* **Aim**
All of the data should be output character for character, except the pictures.

* **Dataset extract**
________________
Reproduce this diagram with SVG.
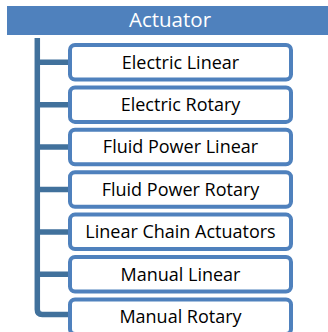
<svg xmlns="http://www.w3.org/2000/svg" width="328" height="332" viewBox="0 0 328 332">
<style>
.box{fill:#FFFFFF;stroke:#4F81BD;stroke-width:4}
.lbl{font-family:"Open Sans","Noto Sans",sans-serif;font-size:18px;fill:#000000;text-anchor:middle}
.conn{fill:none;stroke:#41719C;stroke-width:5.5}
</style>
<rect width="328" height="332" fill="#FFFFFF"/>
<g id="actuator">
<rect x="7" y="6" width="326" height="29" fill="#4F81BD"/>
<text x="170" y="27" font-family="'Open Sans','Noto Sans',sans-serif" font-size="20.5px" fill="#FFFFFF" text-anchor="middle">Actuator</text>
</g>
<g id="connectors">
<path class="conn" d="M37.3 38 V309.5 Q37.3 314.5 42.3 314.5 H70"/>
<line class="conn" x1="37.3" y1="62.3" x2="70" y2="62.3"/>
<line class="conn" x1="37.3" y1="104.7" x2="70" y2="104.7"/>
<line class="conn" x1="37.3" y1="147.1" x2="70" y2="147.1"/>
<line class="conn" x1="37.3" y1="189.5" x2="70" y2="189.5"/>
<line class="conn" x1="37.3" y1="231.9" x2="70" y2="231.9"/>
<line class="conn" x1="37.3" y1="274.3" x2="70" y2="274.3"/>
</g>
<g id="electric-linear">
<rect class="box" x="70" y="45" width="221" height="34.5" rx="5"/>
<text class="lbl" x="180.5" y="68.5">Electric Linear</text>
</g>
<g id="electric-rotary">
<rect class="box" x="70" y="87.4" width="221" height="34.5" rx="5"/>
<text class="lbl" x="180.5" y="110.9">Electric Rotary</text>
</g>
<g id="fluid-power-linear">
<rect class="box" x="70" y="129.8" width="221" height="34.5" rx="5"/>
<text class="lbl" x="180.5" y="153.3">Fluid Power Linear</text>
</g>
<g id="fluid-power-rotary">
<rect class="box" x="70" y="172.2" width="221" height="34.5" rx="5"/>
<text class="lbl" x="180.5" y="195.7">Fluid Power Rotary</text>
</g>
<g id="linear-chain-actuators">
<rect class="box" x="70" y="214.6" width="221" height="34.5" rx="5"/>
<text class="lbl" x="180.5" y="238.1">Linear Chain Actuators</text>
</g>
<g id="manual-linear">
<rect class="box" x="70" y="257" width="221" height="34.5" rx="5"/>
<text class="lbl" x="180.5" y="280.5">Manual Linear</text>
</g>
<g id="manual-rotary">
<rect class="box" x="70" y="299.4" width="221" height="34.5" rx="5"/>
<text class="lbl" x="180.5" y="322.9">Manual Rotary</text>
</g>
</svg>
________________
* **Output**
Reproduce this diagram with SVG.
<svg xmlns="http://www.w3.org/2000/svg" width="328" height="332" viewBox="0 0 328 332">
<style>
.box{fill:#FFFFFF;stroke:#4F81BD;stroke-width:4}
.lbl{font-family:"Open Sans","Noto Sans",sans-serif;font-size:18px;fill:#000000;text-anchor:middle}
.conn{fill:none;stroke:#41719C;stroke-width:5.5}
</style>
<rect width="328" height="332" fill="#FFFFFF"/>
<g id="actuator">
<rect x="7" y="6" width="326" height="29" fill="#4F81BD"/>
<text x="170" y="27" font-family="'Open Sans','Noto Sans',sans-serif" font-size="20.5px" fill="#FFFFFF" text-anchor="middle">Actuator</text>
</g>
<g id="connectors">
<path class="conn" d="M37.3 38 V309.5 Q37.3 314.5 42.3 314.5 H70"/>
<line class="conn" x1="37.3" y1="62.3" x2="70" y2="62.3"/>
<line class="conn" x1="37.3" y1="104.7" x2="70" y2="104.7"/>
<line class="conn" x1="37.3" y1="147.1" x2="70" y2="147.1"/>
<line class="conn" x1="37.3" y1="189.5" x2="70" y2="189.5"/>
<line class="conn" x1="37.3" y1="231.9" x2="70" y2="231.9"/>
<line class="conn" x1="37.3" y1="274.3" x2="70" y2="274.3"/>
</g>
<g id="electric-linear">
<rect class="box" x="70" y="45" width="221" height="34.5" rx="5"/>
<text class="lbl" x="180.5" y="68.5">Electric Linear</text>
</g>
<g id="electric-rotary">
<rect class="box" x="70" y="87.4" width="221" height="34.5" rx="5"/>
<text class="lbl" x="180.5" y="110.9">Electric Rotary</text>
</g>
<g id="fluid-power-linear">
<rect class="box" x="70" y="129.8" width="221" height="34.5" rx="5"/>
<text class="lbl" x="180.5" y="153.3">Fluid Power Linear</text>
</g>
<g id="fluid-power-rotary">
<rect class="box" x="70" y="172.2" width="221" height="34.5" rx="5"/>
<text class="lbl" x="180.5" y="195.7">Fluid Power Rotary</text>
</g>
<g id="linear-chain-actuators">
<rect class="box" x="70" y="214.6" width="221" height="34.5" rx="5"/>
<text class="lbl" x="180.5" y="238.1">Linear Chain Actuators</text>
</g>
<g id="manual-linear">
<rect class="box" x="70" y="257" width="221" height="34.5" rx="5"/>
<text class="lbl" x="180.5" y="280.5">Manual Linear</text>
</g>
<g id="manual-rotary">
<rect class="box" x="70" y="299.4" width="221" height="34.5" rx="5"/>
<text class="lbl" x="180.5" y="322.9">Manual Rotary</text>
</g>
</svg>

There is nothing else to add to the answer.